Sector rotation has been a staple of tactical asset allocation from the beginning.  Typically, sectors are ranked by momentum over some lookback period (3 months, 6 months, 12 months, etc) and then the top couple are picked and held for a month and then the process is repeated.  On a backtest such a strategy will look pretty good, but lately and going forward there are some issues.

Traditional sector rotation works well when sectors are slow to change leadership.  That way you can latch onto a sector when it is just beginning a move and sell out of a sector when it is just beginning a downturn.  When sectors move quickly and are extremely volatile then traditional sector rotation is a recipe for disaster.  You are getting into a sector when the up move has pretty much reached the top and getting out of a sector when the down move has pretty much reached the bottom.  There are two ways to significantly improve sector rotation going forward, short term mean reversion and using individual stocks.

1. Short term mean reversion---Instead of using an intermediate term momentum approach, which doesn't work in a volatile market environment, you can use short term mean reversion.  This entails buying sectors that are weak and selling those that are strong expecting a snap back.  This approach is perfectly suited to choppy markets as it anticipates that sectors will overshoot to the upside and downside and can capitalize on this.

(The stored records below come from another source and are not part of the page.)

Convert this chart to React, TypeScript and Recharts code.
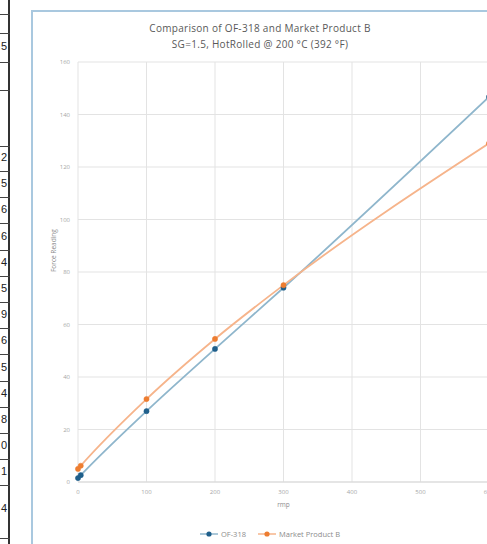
import { CartesianGrid, Line, LineChart, XAxis, YAxis } from 'recharts';

const rpm = [0, 4, 100, 200, 300, 600];
const of318 = [1.5, 2.6, 27, 50.7, 74, 146.7];
const marketB = [5, 6.2, 31.6, 54.5, 75, 129];
const xTicks = [0, 100, 200, 300, 400, 500, 600];
const yTicks = [0, 20, 40, 60, 80, 100, 120, 140, 160];

// digits peeking out of the sheet column on the left
const sheetDigits = ['2', '5', '6', '6', '4', '5', '9', '6', '5', '4', '8', '0', '1'];

const BLUE_LINE = '#8fb6cc';
const BLUE_DOT = '#1f5f8b';
const ORANGE_LINE = '#f6b48b';
const ORANGE_DOT = '#ed7d31';
const FONT = 'Open Sans, Liberation Sans, sans-serif';

const data = rpm.map((r, i) => ({ rpm: r, of318: of318[i], marketB: marketB[i] }));

function LegendBox() {
  const item = (line: string, dot: string, label: string) => (
    <span style={{ display: 'inline-flex', alignItems: 'center', marginRight: 12 }}>
      <svg width={18} height={8}>
        <line x1={0} y1={4} x2={18} y2={4} stroke={line} strokeWidth={1.5} />
        <circle cx={9} cy={4} r={2.6} fill={dot} />
      </svg>
      <span style={{ marginLeft: 3 }}>{label}</span>
    </span>
  );
  return (
    <div
      style={{
        position: 'absolute',
        left: 167,
        top: 517,
        fontFamily: FONT,
        fontSize: 7.5,
        color: '#8c8c8c',
        whiteSpace: 'nowrap',
      }}
    >
      {item(BLUE_LINE, BLUE_DOT, 'OF-318')}
      {item(ORANGE_LINE, ORANGE_DOT, 'Market Product B')}
    </div>
  );
}

function SheetColumn() {
  return (
    <div style={{ position: 'absolute', left: 0, top: 0, width: 10, height: 544, overflow: 'hidden' }}>
      <div style={{ position: 'absolute', right: 0, top: 0, width: 2, height: 544, background: '#333' }} />
      {[14, 33, 62, 90, 146].map((y) => (
        <div key={y} style={{ position: 'absolute', left: 0, top: y, width: 10, height: 1, background: '#444' }} />
      ))}
      <div style={{ position: 'absolute', right: 3, top: 40, font: '11px Liberation Sans', color: '#222' }}>5</div>
      {sheetDigits.map((d, i) => (
        <div key={i}>
          <div style={{ position: 'absolute', right: 3, top: 151 + i * 26.2, font: '11px Liberation Sans', color: '#222' }}>{d}</div>
          <div style={{ position: 'absolute', left: 0, top: 171 + i * 26.2, width: 10, height: 1, background: '#444' }} />
        </div>
      ))}
      <div style={{ position: 'absolute', right: 3, top: 502, font: '11px Liberation Sans', color: '#222' }}>4</div>
      <div style={{ position: 'absolute', left: 0, top: 538, width: 10, height: 1, background: '#444' }} />
    </div>
  );
}

export default function App() {
  return (
    <div style={{ position: 'fixed', left: 0, top: 0, width: 487, height: 544, overflow: 'hidden', background: '#fff' }}>
      <SheetColumn />
      <div
        style={{
          position: 'absolute',
          left: 31,
          top: 10,
          width: 520,
          height: 560,
          border: '2px solid #a9c8df',
          background: '#fff',
        }}
      >
        <div
          style={{
            position: 'absolute',
            left: 0,
            top: 8,
            width: 454,
            textAlign: 'center',
            fontFamily: FONT,
            fontSize: 10,
            letterSpacing: 0.3,
            lineHeight: '16px',
            color: '#595959',
          }}
        >
          <div>Comparison of OF-318 and Market Product B</div>
          <div>SG=1.5, HotRolled @ 200 °C (392 °F)</div>
        </div>
        <LineChart width={476} height={540} data={data} margin={{ top: 50, right: 20, bottom: 40, left: 8 }}>
          <CartesianGrid stroke="#e3e3e3" strokeWidth={1} />
          <XAxis
            dataKey="rpm"
            type="number"
            domain={[0, 600]}
            ticks={xTicks}
            tick={{ fontSize: 6, fill: '#a6a6a6', fontFamily: FONT }}
            axisLine={{ stroke: '#d9d9d9' }}
            tickLine={false}
            height={30}
            label={{ value: 'rmp', position: 'insideBottom', offset: 5, fontSize: 6.5, fill: '#8c8c8c', fontFamily: FONT }}
          />
          <YAxis
            type="number"
            domain={[0, 160]}
            ticks={yTicks}
            tick={{ fontSize: 6, fill: '#a6a6a6', fontFamily: FONT }}
            axisLine={false}
            tickLine={false}
            width={37}
            label={{ value: 'Force Reading', angle: -90, position: 'insideLeft', offset: 13, fontSize: 6.5, fill: '#8c8c8c', fontFamily: FONT }}
          />
          <Line
            type="monotone"
            dataKey="of318"
            name="OF-318"
            stroke={BLUE_LINE}
            strokeWidth={1.8}
            dot={{ r: 2.6, fill: BLUE_DOT, stroke: BLUE_DOT, strokeWidth: 0.5 }}
            isAnimationActive={false}
          />
          <Line
            type="monotone"
            dataKey="marketB"
            name="Market Product B"
            stroke={ORANGE_LINE}
            strokeWidth={1.8}
            dot={{ r: 2.6, fill: ORANGE_DOT, stroke: ORANGE_DOT, strokeWidth: 0.5 }}
            isAnimationActive={false}
          />
        </LineChart>
        <LegendBox />
      </div>
    </div>
  );
}
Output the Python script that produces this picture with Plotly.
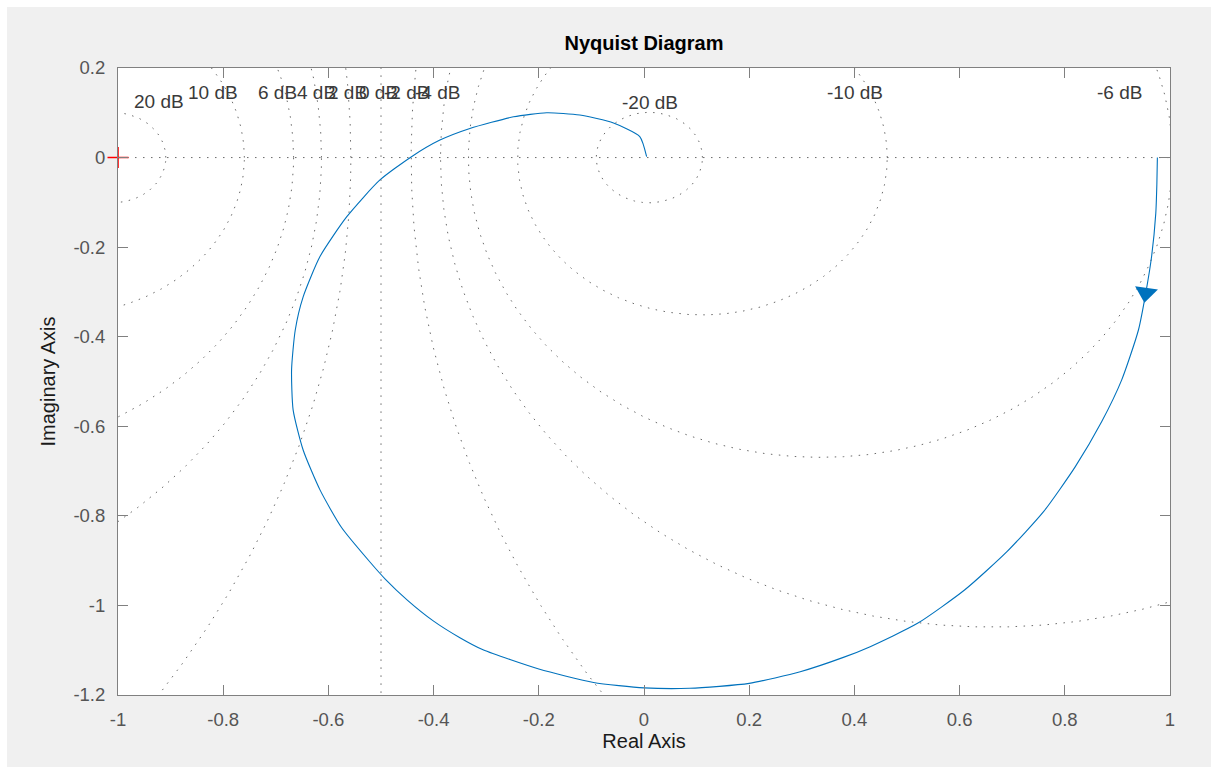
import numpy as np
import plotly.graph_objects as go

# Nyquist locus of the open-loop response (real / imaginary parts, increasing frequency)
re_vals = [0.976, 0.975, 0.973, 0.965, 0.954, 0.940, 0.908, 0.870, 0.820, 0.760,
           0.690, 0.610, 0.520, 0.430, 0.379, 0.297, 0.200, 0.087, 0.000, -0.096,
           -0.200, -0.306, -0.350, -0.400, -0.450, -0.492, -0.521, -0.575, -0.616, -0.648,
           -0.667, -0.670, -0.663, -0.648, -0.616, -0.565, -0.502, -0.442, -0.388, -0.331,
           -0.248, -0.185, -0.122, -0.058, -0.008, 0.005]
im_vals = [0.000, -0.060, -0.124, -0.221, -0.302, -0.385, -0.497, -0.590, -0.690, -0.790,
           -0.880, -0.965, -1.040, -1.092, -1.116, -1.148, -1.174, -1.185, -1.184, -1.172,
           -1.142, -1.099, -1.072, -1.035, -0.988, -0.941, -0.903, -0.826, -0.742, -0.653,
           -0.564, -0.474, -0.385, -0.311, -0.221, -0.132, -0.050, 0.002, 0.039, 0.065,
           0.091, 0.100, 0.095, 0.077, 0.047, 0.002]

# Direction arrow on the locus
arrow_re = [0.954]
arrow_im = [-0.302]

# Critical point
crit_re = [-1.0]
crit_im = [0.0]

# Constant closed-loop magnitude contours (dB) and their label anchors
grid_db = [-20, -10, -6, -4, -2, 0, 2, 4, 6, 10, 20]
label_text = ["20 dB", "10 dB", "6 dB", "4 dB", "2 dB", "0 dB", "-2 dB", "-4 dB",
              "-20 dB", "-10 dB", "-6 dB"]
label_x = [-0.973, -0.871, -0.738, -0.663, -0.605, -0.546, -0.498, -0.439,
           -0.046, 0.344, 0.857]
label_y = [0.125, 0.145, 0.146, 0.146, 0.146, 0.146, 0.146, 0.146,
           0.124, 0.145, 0.145]

x_ticks = [-1, -0.8, -0.6, -0.4, -0.2, 0, 0.2, 0.4, 0.6, 0.8, 1]
x_ticktext = ["-1", "-0.8", "-0.6", "-0.4", "-0.2", "0", "0.2", "0.4", "0.6", "0.8", "1"]
y_ticks = [-1.2, -1, -0.8, -0.6, -0.4, -0.2, 0, 0.2]
y_ticktext = ["-1.2", "-1", "-0.8", "-0.6", "-0.4", "-0.2", "0", "0.2"]

GRID_COLOR = "#6a6a6a"
GRID_DASH = "1.5px,6.5px"
LINE_BLUE = "#0072BD"
FONT = "Liberation Sans, Arial, Helvetica, sans-serif"

fig = go.Figure()

# M-circles: |G/(1+G)| = M  ->  centre -M^2/(M^2-1), radius |M/(M^2-1)|
theta = np.linspace(0, 2 * np.pi, 1441)
for db in grid_db:
    if db == 0:
        gx = [-0.5, -0.5]
        gy = [-5, 5]
    else:
        m = 10 ** (db / 20)
        c = -m * m / (m * m - 1)
        r = abs(m / (m * m - 1))
        gx = c + r * np.cos(theta)
        gy = r * np.sin(theta)
    fig.add_trace(go.Scatter(x=gx, y=gy, mode="lines", hoverinfo="skip",
                             line=dict(color=GRID_COLOR, width=1, dash=GRID_DASH),
                             showlegend=False))

# Real axis
fig.add_trace(go.Scatter(x=[-1.5, 1.5], y=[0, 0], mode="lines", hoverinfo="skip",
                         line=dict(color=GRID_COLOR, width=1, dash=GRID_DASH),
                         showlegend=False))

# Nyquist curve
fig.add_trace(go.Scatter(x=re_vals, y=im_vals, mode="lines",
                         line=dict(color=LINE_BLUE, width=1.1, shape="spline",
                                   smoothing=0.6),
                         showlegend=False))

# Arrow
fig.add_trace(go.Scatter(x=arrow_re, y=arrow_im, mode="markers",
                         marker=dict(symbol="triangle-down", size=20, angle=8,
                                     color=LINE_BLUE, line=dict(width=0)),
                         showlegend=False))

# Critical point marker
fig.add_trace(go.Scatter(x=crit_re, y=crit_im, mode="markers", cliponaxis=False,
                         marker=dict(symbol="cross-thin", size=15,
                                     line=dict(color="#ff0000", width=1.6)),
                         showlegend=False))

for t, lx, ly in zip(label_text, label_x, label_y):
    fig.add_annotation(x=lx, y=ly, text=t, showarrow=False, xanchor="left",
                       yanchor="middle", font=dict(family=FONT, size=19, color="#3a3a3a"))

# Thin white border along top and left of the figure
fig.add_shape(type="rect", xref="paper", yref="paper", x0=-0.2, x1=1.2,
              y0=1 + (68 - 7) / 627, y1=1.3, fillcolor="white", line=dict(width=0),
              layer="below")
fig.add_shape(type="rect", xref="paper", yref="paper", x0=-0.2, x1=(7 - 118) / 1052,
              y0=-0.3, y1=1.3, fillcolor="white", line=dict(width=0), layer="below")

axis_common = dict(showgrid=False, zeroline=False, showline=True, mirror="ticks",
                   ticks="inside", ticklen=10, tickwidth=1, tickcolor="#808080",
                   linecolor="#808080", linewidth=1,
                   tickfont=dict(family=FONT, size=18.5, color="#555555"))

fig.update_layout(
    width=1211, height=767,
    margin=dict(l=118, r=41, t=68, b=72),
    paper_bgcolor="#f0f0f0", plot_bgcolor="white",
    title=dict(text="<b>Nyquist Diagram</b>", x=0.5, xref="paper", xanchor="center",
               y=1 - 43 / 767, yref="container", yanchor="middle",
               font=dict(family=FONT, size=20, color="#000000")),
    xaxis=dict(range=[-1, 1], tickvals=x_ticks, ticktext=x_ticktext,
               ticklabelstandoff=8,
               title=dict(text="Real Axis", standoff=2,
                          font=dict(family=FONT, size=20, color="#1a1a1a")),
               **axis_common),
    yaxis=dict(range=[-1.2, 0.2], tickvals=y_ticks, ticktext=y_ticktext,
               ticklabelstandoff=8,
               title=dict(text="Imaginary Axis", standoff=12,
                          font=dict(family=FONT, size=20, color="#1a1a1a")),
               **axis_common),
)

fig.write_html("out.html")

2. Use individual stocks--Traditional sector rotation involves using sector mutual funds or ETFs.  That works fine in a momentum ranking approach where you will always be fully invested (unless there are not enough positive sectors).  Mean reversion approaches do not lend themselves well to ranking so you will end up not being fully invested most of the time as you are cycling in and out of sectors.  In a strong uptrending market this can lead to under performance.  Individual stocks can be used that have more beta than sector funds or ETFs, that way you can be holding large amounts of cash but still outperform the market in a strong uptrend.